— Work to be completed —
Return each line of the data below verbatim; pictures are to be left out.

— Provided material —

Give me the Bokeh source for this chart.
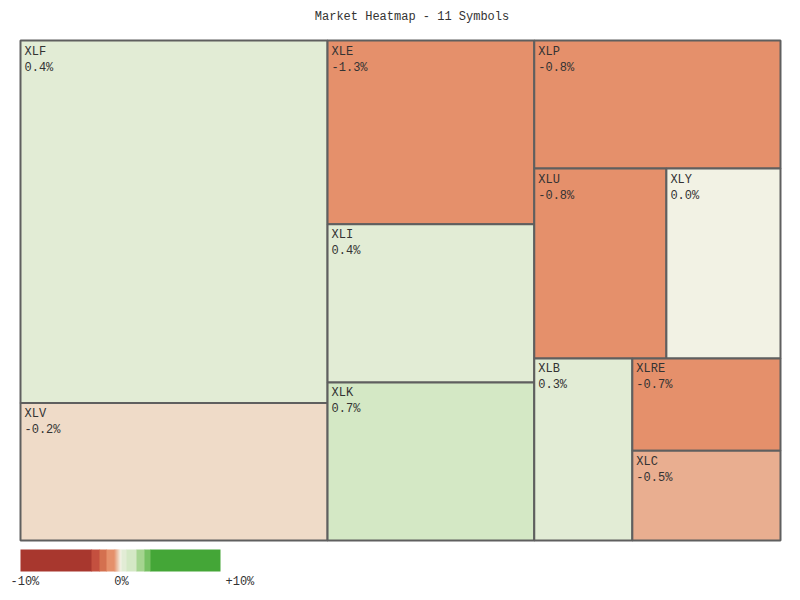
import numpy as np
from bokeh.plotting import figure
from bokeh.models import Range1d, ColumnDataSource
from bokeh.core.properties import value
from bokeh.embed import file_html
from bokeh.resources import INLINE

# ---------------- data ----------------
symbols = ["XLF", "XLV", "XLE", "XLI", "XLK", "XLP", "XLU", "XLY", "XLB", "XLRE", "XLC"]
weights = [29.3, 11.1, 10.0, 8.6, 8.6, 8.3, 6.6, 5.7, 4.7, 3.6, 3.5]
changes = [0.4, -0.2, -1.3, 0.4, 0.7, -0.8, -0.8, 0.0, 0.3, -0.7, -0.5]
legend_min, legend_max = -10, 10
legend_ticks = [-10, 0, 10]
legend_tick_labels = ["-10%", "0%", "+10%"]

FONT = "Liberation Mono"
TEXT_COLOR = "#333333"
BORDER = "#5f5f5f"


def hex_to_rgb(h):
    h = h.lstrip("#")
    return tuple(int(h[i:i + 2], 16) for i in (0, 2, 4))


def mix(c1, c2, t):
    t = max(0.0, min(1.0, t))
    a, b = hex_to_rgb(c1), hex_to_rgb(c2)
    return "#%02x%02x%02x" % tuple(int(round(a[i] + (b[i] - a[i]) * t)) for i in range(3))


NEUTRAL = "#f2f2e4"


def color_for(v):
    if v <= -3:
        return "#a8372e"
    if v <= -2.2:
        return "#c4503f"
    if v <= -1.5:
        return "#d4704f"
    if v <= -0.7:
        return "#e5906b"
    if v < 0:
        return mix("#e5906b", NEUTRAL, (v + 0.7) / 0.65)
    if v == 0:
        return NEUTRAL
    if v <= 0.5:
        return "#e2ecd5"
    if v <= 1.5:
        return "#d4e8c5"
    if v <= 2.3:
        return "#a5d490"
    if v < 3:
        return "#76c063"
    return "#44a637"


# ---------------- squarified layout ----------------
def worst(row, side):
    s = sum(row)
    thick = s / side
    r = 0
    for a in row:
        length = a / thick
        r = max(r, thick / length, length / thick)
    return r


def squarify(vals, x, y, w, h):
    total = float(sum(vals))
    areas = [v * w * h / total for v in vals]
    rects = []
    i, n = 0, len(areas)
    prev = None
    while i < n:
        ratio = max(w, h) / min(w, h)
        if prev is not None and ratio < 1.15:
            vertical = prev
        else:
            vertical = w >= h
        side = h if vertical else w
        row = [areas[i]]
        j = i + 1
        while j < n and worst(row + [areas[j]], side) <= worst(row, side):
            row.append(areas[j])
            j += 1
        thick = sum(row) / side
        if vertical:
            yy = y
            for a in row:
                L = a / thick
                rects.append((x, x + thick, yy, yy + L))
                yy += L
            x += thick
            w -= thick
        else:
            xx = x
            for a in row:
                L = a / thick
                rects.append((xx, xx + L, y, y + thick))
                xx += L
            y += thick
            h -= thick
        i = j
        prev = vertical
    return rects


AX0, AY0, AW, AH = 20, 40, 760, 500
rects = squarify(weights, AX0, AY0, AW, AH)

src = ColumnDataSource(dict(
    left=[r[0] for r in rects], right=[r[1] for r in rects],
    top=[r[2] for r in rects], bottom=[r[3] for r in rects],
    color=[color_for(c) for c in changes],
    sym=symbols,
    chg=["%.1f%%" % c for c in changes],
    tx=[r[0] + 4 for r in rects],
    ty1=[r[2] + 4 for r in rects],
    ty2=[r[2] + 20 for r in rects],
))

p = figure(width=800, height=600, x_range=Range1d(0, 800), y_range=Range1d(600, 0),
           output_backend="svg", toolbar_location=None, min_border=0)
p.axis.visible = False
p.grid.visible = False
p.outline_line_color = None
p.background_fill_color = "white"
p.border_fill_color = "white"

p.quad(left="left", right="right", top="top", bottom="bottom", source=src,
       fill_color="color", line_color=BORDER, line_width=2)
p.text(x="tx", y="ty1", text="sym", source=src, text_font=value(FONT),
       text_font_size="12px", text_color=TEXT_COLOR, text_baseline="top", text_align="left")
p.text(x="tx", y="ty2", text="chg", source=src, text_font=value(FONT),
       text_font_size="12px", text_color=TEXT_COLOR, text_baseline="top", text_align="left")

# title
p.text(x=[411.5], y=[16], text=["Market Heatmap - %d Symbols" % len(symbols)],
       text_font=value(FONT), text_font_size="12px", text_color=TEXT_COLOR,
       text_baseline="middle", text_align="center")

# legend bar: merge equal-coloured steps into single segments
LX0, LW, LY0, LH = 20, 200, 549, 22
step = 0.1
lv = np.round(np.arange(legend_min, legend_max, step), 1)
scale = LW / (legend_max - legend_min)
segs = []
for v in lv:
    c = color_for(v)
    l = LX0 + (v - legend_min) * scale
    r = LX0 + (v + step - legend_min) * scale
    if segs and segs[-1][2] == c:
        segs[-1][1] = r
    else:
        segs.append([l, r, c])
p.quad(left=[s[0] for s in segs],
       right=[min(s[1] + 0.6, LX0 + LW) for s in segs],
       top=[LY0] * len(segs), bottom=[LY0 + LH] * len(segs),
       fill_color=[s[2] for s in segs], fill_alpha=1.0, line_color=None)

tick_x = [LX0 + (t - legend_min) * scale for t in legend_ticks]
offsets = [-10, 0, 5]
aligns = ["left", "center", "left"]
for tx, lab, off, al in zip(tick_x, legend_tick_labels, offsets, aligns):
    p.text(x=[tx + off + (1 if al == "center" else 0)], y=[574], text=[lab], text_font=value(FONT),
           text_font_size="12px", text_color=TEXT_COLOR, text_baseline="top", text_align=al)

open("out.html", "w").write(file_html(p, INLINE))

— Exercise response —
Give me the Bokeh source for this chart.
import numpy as np
from bokeh.plotting import figure
from bokeh.models import Range1d, ColumnDataSource
from bokeh.core.properties import value
from bokeh.embed import file_html
from bokeh.resources import INLINE

# ---------------- data ----------------
symbols = ["XLF", "XLV", "XLE", "XLI", "XLK", "XLP", "XLU", "XLY", "XLB", "XLRE", "XLC"]
weights = [29.3, 11.1, 10.0, 8.6, 8.6, 8.3, 6.6, 5.7, 4.7, 3.6, 3.5]
changes = [0.4, -0.2, -1.3, 0.4, 0.7, -0.8, -0.8, 0.0, 0.3, -0.7, -0.5]
legend_min, legend_max = -10, 10
legend_ticks = [-10, 0, 10]
legend_tick_labels = ["-10%", "0%", "+10%"]

FONT = "Liberation Mono"
TEXT_COLOR = "#333333"
BORDER = "#5f5f5f"


def hex_to_rgb(h):
    h = h.lstrip("#")
    return tuple(int(h[i:i + 2], 16) for i in (0, 2, 4))


def mix(c1, c2, t):
    t = max(0.0, min(1.0, t))
    a, b = hex_to_rgb(c1), hex_to_rgb(c2)
    return "#%02x%02x%02x" % tuple(int(round(a[i] + (b[i] - a[i]) * t)) for i in range(3))


NEUTRAL = "#f2f2e4"


def color_for(v):
    if v <= -3:
        return "#a8372e"
    if v <= -2.2:
        return "#c4503f"
    if v <= -1.5:
        return "#d4704f"
    if v <= -0.7:
        return "#e5906b"
    if v < 0:
        return mix("#e5906b", NEUTRAL, (v + 0.7) / 0.65)
    if v == 0:
        return NEUTRAL
    if v <= 0.5:
        return "#e2ecd5"
    if v <= 1.5:
        return "#d4e8c5"
    if v <= 2.3:
        return "#a5d490"
    if v < 3:
        return "#76c063"
    return "#44a637"


# ---------------- squarified layout ----------------
def worst(row, side):
    s = sum(row)
    thick = s / side
    r = 0
    for a in row:
        length = a / thick
        r = max(r, thick / length, length / thick)
    return r


def squarify(vals, x, y, w, h):
    total = float(sum(vals))
    areas = [v * w * h / total for v in vals]
    rects = []
    i, n = 0, len(areas)
    prev = None
    while i < n:
        ratio = max(w, h) / min(w, h)
        if prev is not None and ratio < 1.15:
            vertical = prev
        else:
            vertical = w >= h
        side = h if vertical else w
        row = [areas[i]]
        j = i + 1
        while j < n and worst(row + [areas[j]], side) <= worst(row, side):
            row.append(areas[j])
            j += 1
        thick = sum(row) / side
        if vertical:
            yy = y
            for a in row:
                L = a / thick
                rects.append((x, x + thick, yy, yy + L))
                yy += L
            x += thick
            w -= thick
        else:
            xx = x
            for a in row:
                L = a / thick
                rects.append((xx, xx + L, y, y + thick))
                xx += L
            y += thick
            h -= thick
        i = j
        prev = vertical
    return rects


AX0, AY0, AW, AH = 20, 40, 760, 500
rects = squarify(weights, AX0, AY0, AW, AH)

src = ColumnDataSource(dict(
    left=[r[0] for r in rects], right=[r[1] for r in rects],
    top=[r[2] for r in rects], bottom=[r[3] for r in rects],
    color=[color_for(c) for c in changes],
    sym=symbols,
    chg=["%.1f%%" % c for c in changes],
    tx=[r[0] + 4 for r in rects],
    ty1=[r[2] + 4 for r in rects],
    ty2=[r[2] + 20 for r in rects],
))

p = figure(width=800, height=600, x_range=Range1d(0, 800), y_range=Range1d(600, 0),
           output_backend="svg", toolbar_location=None, min_border=0)
p.axis.visible = False
p.grid.visible = False
p.outline_line_color = None
p.background_fill_color = "white"
p.border_fill_color = "white"

p.quad(left="left", right="right", top="top", bottom="bottom", source=src,
       fill_color="color", line_color=BORDER, line_width=2)
p.text(x="tx", y="ty1", text="sym", source=src, text_font=value(FONT),
       text_font_size="12px", text_color=TEXT_COLOR, text_baseline="top", text_align="left")
p.text(x="tx", y="ty2", text="chg", source=src, text_font=value(FONT),
       text_font_size="12px", text_color=TEXT_COLOR, text_baseline="top", text_align="left")

# title
p.text(x=[411.5], y=[16], text=["Market Heatmap - %d Symbols" % len(symbols)],
       text_font=value(FONT), text_font_size="12px", text_color=TEXT_COLOR,
       text_baseline="middle", text_align="center")

# legend bar: merge equal-coloured steps into single segments
LX0, LW, LY0, LH = 20, 200, 549, 22
step = 0.1
lv = np.round(np.arange(legend_min, legend_max, step), 1)
scale = LW / (legend_max - legend_min)
segs = []
for v in lv:
    c = color_for(v)
    l = LX0 + (v - legend_min) * scale
    r = LX0 + (v + step - legend_min) * scale
    if segs and segs[-1][2] == c:
        segs[-1][1] = r
    else:
        segs.append([l, r, c])
p.quad(left=[s[0] for s in segs],
       right=[min(s[1] + 0.6, LX0 + LW) for s in segs],
       top=[LY0] * len(segs), bottom=[LY0 + LH] * len(segs),
       fill_color=[s[2] for s in segs], fill_alpha=1.0, line_color=None)

tick_x = [LX0 + (t - legend_min) * scale for t in legend_ticks]
offsets = [-10, 0, 5]
aligns = ["left", "center", "left"]
for tx, lab, off, al in zip(tick_x, legend_tick_labels, offsets, aligns):
    p.text(x=[tx + off + (1 if al == "center" else 0)], y=[574], text=[lab], text_font=value(FONT),
           text_font_size="12px", text_color=TEXT_COLOR, text_baseline="top", text_align=al)

open("out.html", "w").write(file_html(p, INLINE))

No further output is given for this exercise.